Saved entries:
● ● ● ●

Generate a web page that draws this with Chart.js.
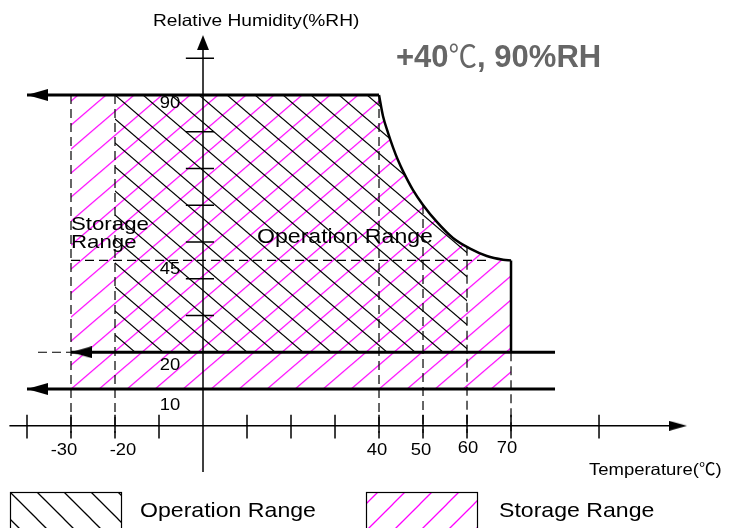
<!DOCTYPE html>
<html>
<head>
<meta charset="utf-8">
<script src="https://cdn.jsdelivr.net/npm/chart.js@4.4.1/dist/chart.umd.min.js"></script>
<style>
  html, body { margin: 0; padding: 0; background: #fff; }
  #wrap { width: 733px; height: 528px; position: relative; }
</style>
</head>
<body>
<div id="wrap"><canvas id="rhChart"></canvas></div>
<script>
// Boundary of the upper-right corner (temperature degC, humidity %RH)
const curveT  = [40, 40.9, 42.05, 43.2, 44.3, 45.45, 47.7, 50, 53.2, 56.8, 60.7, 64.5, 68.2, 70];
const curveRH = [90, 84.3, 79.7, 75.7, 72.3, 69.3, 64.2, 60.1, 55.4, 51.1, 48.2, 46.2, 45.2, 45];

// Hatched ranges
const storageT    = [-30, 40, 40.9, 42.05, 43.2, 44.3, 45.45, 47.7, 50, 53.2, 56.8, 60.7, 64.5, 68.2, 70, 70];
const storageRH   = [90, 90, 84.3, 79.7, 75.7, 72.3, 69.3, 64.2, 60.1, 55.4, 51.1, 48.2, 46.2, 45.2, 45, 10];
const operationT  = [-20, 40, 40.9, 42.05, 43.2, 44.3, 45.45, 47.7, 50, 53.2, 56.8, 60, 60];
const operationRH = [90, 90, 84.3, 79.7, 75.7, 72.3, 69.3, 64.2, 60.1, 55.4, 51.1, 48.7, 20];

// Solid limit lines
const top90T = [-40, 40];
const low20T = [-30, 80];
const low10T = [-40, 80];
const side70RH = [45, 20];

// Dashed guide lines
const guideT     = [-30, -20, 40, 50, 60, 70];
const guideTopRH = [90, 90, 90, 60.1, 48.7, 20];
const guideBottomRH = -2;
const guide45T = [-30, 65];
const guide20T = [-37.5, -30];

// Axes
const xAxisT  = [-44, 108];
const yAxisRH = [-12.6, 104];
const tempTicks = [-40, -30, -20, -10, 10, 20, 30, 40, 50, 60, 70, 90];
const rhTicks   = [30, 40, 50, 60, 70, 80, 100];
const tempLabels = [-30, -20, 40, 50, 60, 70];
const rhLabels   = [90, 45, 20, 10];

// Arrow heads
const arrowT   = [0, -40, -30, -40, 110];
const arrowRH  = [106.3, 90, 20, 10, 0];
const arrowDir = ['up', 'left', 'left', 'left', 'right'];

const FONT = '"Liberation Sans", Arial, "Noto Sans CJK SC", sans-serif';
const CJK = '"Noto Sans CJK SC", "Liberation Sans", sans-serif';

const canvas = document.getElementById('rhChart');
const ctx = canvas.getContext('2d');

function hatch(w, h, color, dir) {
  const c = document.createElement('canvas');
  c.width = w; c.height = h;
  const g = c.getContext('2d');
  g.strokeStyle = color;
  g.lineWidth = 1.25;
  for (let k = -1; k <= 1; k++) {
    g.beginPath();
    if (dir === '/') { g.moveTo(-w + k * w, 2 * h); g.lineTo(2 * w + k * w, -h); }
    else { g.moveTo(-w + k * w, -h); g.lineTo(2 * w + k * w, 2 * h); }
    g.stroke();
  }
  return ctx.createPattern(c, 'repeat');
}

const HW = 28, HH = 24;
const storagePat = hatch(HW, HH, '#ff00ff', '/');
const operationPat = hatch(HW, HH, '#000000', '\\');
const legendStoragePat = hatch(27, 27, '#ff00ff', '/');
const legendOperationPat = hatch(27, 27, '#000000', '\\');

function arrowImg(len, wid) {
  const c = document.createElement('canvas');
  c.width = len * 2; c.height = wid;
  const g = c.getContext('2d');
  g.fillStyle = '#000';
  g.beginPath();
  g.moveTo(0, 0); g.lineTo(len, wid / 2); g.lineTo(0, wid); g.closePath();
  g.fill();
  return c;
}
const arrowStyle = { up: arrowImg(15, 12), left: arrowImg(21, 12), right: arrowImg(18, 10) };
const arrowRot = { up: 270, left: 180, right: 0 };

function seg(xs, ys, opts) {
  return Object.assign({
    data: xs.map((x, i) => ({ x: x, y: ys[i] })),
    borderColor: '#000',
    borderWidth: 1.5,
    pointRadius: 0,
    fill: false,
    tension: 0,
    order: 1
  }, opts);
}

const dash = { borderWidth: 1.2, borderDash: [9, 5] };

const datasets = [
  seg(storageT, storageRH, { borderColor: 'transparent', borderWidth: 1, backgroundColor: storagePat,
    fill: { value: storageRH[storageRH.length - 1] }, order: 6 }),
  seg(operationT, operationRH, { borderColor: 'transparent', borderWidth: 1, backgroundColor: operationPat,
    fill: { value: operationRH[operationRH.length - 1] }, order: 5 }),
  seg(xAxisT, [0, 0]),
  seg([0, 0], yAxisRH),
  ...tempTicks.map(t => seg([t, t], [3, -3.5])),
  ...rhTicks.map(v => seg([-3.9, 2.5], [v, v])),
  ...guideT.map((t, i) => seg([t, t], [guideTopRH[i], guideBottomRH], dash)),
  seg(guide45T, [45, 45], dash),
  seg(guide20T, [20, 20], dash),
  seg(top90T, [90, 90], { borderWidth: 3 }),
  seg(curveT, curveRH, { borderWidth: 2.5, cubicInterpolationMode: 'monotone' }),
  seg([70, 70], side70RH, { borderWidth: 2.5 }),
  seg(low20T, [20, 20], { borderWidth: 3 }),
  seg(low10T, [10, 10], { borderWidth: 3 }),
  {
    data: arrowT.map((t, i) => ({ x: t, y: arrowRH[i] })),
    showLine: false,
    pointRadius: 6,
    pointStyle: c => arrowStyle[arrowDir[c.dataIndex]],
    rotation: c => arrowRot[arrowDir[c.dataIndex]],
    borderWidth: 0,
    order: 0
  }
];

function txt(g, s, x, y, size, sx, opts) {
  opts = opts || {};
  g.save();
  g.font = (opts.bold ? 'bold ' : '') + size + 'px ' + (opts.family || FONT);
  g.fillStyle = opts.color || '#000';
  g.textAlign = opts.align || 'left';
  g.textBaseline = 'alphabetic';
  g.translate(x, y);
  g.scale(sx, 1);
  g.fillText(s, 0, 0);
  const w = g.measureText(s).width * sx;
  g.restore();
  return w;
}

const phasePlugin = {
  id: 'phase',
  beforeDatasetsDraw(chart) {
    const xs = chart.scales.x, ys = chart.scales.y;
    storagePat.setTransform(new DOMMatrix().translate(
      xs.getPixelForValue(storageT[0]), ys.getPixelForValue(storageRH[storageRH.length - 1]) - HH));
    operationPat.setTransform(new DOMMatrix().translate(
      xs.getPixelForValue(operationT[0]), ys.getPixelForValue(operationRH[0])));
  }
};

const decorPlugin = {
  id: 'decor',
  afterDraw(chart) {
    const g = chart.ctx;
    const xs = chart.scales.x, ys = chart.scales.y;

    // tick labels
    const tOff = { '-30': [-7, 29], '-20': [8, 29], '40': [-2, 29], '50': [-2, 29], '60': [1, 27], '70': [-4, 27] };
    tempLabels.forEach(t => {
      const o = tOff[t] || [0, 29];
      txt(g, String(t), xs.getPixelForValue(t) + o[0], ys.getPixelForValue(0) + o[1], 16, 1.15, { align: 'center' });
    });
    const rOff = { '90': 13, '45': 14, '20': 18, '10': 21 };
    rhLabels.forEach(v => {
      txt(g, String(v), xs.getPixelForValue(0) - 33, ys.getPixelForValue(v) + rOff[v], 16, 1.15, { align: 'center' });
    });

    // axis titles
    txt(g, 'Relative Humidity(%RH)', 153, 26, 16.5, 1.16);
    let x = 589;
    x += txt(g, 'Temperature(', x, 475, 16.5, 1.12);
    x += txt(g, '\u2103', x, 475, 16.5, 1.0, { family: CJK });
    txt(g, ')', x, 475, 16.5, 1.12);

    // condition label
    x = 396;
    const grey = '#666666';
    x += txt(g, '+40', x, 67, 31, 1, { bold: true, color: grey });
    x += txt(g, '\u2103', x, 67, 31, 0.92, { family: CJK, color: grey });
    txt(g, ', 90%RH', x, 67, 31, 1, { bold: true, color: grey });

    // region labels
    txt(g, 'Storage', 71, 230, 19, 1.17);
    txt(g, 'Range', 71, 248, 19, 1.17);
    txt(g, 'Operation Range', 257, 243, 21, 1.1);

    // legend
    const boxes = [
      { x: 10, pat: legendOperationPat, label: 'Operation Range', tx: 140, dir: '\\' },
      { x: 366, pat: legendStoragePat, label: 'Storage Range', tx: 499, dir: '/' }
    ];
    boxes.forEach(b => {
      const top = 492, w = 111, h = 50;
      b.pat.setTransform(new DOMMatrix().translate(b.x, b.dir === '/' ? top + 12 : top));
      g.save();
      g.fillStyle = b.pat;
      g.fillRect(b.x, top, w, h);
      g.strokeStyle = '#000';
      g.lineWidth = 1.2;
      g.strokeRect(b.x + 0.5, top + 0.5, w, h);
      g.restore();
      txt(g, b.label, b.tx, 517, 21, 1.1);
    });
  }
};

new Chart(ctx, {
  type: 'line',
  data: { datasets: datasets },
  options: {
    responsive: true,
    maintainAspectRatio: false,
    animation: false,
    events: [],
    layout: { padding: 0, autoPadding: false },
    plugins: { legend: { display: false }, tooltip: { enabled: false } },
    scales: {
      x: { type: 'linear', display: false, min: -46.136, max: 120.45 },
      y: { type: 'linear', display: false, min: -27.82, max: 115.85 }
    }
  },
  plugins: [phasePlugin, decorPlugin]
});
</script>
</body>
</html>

● ● ● ●

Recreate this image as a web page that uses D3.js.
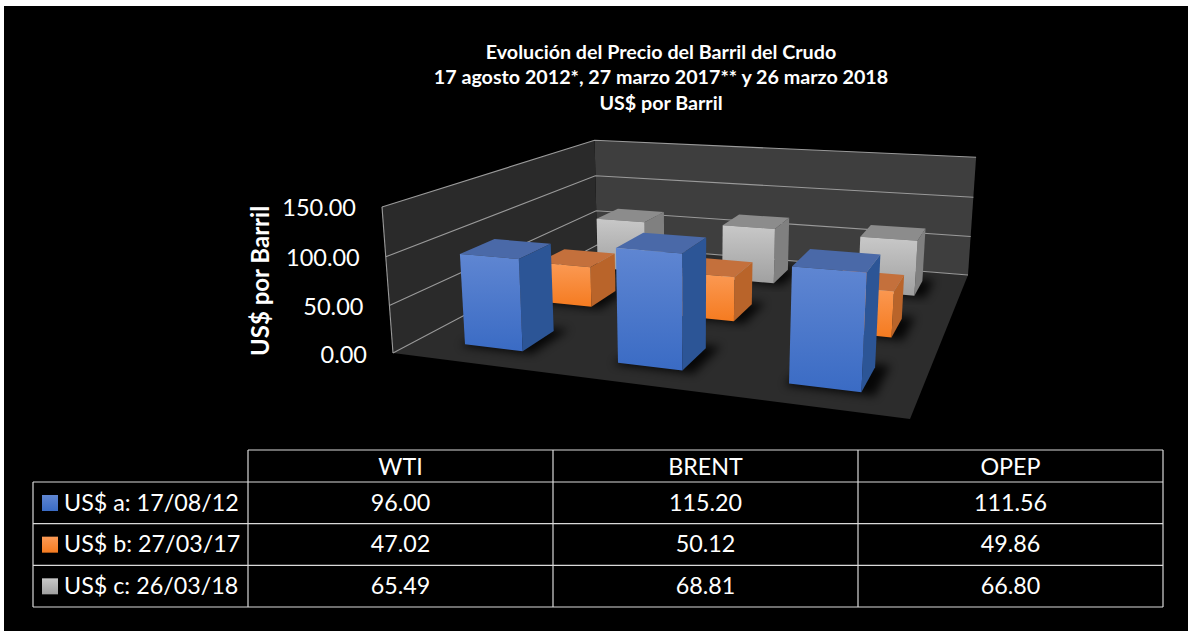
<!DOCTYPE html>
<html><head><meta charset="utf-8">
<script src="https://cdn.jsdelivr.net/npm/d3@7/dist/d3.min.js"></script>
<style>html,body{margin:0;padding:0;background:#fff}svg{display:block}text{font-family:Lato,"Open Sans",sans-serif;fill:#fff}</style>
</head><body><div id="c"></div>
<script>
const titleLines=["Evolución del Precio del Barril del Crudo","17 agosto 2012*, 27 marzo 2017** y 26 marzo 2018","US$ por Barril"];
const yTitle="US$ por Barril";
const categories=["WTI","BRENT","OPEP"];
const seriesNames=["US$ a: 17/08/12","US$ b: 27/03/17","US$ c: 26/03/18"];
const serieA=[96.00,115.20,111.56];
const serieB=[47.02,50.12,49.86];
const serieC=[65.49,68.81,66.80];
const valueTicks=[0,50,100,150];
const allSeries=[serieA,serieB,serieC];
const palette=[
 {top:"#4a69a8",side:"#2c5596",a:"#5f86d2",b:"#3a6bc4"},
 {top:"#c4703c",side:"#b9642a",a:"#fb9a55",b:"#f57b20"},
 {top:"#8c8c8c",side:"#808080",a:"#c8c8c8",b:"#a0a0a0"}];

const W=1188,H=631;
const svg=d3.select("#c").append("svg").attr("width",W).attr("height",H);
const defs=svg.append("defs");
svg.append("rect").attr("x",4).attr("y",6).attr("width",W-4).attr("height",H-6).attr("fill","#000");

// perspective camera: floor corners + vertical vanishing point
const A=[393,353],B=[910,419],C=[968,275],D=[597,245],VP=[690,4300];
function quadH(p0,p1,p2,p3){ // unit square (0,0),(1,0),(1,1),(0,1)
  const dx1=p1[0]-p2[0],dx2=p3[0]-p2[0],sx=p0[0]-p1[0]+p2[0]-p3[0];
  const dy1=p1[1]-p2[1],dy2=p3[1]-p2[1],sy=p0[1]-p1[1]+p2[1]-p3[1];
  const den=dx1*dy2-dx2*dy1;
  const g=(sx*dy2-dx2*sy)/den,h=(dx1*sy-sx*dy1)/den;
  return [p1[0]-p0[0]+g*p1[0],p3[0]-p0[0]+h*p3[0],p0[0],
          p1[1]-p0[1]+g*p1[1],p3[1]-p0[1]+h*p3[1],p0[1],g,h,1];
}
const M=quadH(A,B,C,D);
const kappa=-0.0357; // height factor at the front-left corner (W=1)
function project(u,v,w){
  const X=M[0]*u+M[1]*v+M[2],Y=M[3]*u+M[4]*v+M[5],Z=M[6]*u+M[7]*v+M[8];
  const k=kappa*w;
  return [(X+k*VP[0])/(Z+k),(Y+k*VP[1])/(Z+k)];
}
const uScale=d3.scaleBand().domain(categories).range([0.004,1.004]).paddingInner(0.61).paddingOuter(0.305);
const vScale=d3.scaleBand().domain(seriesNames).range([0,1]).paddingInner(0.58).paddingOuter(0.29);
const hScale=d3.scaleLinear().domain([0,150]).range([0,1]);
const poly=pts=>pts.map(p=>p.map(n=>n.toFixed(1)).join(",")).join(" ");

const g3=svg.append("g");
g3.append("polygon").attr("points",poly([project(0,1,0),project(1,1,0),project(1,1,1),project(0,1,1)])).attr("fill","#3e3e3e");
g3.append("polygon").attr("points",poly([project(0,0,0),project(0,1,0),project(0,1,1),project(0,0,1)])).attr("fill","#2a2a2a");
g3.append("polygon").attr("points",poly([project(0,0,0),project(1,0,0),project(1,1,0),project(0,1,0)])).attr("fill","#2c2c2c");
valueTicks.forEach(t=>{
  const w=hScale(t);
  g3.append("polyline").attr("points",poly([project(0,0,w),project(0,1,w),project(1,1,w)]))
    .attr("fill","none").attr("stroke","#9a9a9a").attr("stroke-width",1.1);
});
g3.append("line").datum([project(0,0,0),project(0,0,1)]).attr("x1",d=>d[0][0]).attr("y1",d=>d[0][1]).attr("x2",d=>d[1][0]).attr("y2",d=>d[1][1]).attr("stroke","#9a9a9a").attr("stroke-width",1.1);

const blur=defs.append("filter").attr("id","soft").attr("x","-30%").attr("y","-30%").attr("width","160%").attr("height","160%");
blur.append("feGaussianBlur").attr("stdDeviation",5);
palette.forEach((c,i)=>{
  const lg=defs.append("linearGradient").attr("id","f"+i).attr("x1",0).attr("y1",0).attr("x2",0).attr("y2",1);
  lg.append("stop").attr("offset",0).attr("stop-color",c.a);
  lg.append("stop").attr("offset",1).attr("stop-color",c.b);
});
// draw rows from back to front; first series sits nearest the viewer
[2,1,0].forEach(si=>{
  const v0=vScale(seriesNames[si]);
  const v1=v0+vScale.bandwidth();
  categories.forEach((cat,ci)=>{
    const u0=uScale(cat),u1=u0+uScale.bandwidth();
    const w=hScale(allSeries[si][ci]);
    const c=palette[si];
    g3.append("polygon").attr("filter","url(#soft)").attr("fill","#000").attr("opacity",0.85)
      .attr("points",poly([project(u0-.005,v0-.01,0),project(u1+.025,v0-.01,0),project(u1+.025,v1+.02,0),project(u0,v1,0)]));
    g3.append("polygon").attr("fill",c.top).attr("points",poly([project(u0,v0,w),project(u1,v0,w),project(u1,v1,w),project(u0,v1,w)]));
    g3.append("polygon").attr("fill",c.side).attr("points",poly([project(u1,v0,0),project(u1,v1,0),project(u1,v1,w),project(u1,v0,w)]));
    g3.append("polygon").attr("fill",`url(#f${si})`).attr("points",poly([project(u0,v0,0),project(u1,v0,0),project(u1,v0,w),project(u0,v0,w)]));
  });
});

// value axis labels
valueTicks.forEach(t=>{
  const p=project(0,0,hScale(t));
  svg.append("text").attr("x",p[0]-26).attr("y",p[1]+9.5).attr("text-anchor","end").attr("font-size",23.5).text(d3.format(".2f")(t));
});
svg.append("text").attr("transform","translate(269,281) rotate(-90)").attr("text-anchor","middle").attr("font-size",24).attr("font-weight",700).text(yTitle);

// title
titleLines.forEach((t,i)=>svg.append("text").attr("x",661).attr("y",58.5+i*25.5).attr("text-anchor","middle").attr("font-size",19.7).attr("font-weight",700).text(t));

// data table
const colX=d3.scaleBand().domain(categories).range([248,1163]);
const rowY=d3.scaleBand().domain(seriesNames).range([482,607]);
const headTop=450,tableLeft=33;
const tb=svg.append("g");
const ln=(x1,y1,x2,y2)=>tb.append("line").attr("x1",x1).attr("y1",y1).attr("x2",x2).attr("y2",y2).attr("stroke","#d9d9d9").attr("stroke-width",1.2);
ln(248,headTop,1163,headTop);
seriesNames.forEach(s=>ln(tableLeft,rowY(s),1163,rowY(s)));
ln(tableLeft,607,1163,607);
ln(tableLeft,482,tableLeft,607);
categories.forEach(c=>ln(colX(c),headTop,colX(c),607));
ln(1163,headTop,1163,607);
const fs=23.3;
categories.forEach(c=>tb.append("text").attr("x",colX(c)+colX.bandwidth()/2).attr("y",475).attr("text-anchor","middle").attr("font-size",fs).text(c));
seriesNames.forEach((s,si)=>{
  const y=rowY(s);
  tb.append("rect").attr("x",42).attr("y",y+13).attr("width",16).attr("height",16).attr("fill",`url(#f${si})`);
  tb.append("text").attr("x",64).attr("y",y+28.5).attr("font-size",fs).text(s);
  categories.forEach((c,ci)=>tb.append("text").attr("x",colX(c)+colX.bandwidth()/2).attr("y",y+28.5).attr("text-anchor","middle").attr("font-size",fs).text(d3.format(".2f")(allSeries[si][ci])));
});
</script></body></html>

● ● ● ●

Above are some entries. Restate word for word the lines from the one holding "Generate a web" through the one holding "45, 20, 10];", but not the pictures.

Generate a web page that draws this with Chart.js.
<!DOCTYPE html>
<html>
<head>
<meta charset="utf-8">
<script src="https://cdn.jsdelivr.net/npm/chart.js@4.4.1/dist/chart.umd.min.js"></script>
<style>
  html, body { margin: 0; padding: 0; background: #fff; }
  #wrap { width: 733px; height: 528px; position: relative; }
</style>
</head>
<body>
<div id="wrap"><canvas id="rhChart"></canvas></div>
<script>
// Boundary of the upper-right corner (temperature degC, humidity %RH)
const curveT  = [40, 40.9, 42.05, 43.2, 44.3, 45.45, 47.7, 50, 53.2, 56.8, 60.7, 64.5, 68.2, 70];
const curveRH = [90, 84.3, 79.7, 75.7, 72.3, 69.3, 64.2, 60.1, 55.4, 51.1, 48.2, 46.2, 45.2, 45];

// Hatched ranges
const storageT    = [-30, 40, 40.9, 42.05, 43.2, 44.3, 45.45, 47.7, 50, 53.2, 56.8, 60.7, 64.5, 68.2, 70, 70];
const storageRH   = [90, 90, 84.3, 79.7, 75.7, 72.3, 69.3, 64.2, 60.1, 55.4, 51.1, 48.2, 46.2, 45.2, 45, 10];
const operationT  = [-20, 40, 40.9, 42.05, 43.2, 44.3, 45.45, 47.7, 50, 53.2, 56.8, 60, 60];
const operationRH = [90, 90, 84.3, 79.7, 75.7, 72.3, 69.3, 64.2, 60.1, 55.4, 51.1, 48.7, 20];

// Solid limit lines
const top90T = [-40, 40];
const low20T = [-30, 80];
const low10T = [-40, 80];
const side70RH = [45, 20];

// Dashed guide lines
const guideT     = [-30, -20, 40, 50, 60, 70];
const guideTopRH = [90, 90, 90, 60.1, 48.7, 20];
const guideBottomRH = -2;
const guide45T = [-30, 65];
const guide20T = [-37.5, -30];

// Axes
const xAxisT  = [-44, 108];
const yAxisRH = [-12.6, 104];
const tempTicks = [-40, -30, -20, -10, 10, 20, 30, 40, 50, 60, 70, 90];
const rhTicks   = [30, 40, 50, 60, 70, 80, 100];
const tempLabels = [-30, -20, 40, 50, 60, 70];
const rhLabels   = [90, 45, 20, 10];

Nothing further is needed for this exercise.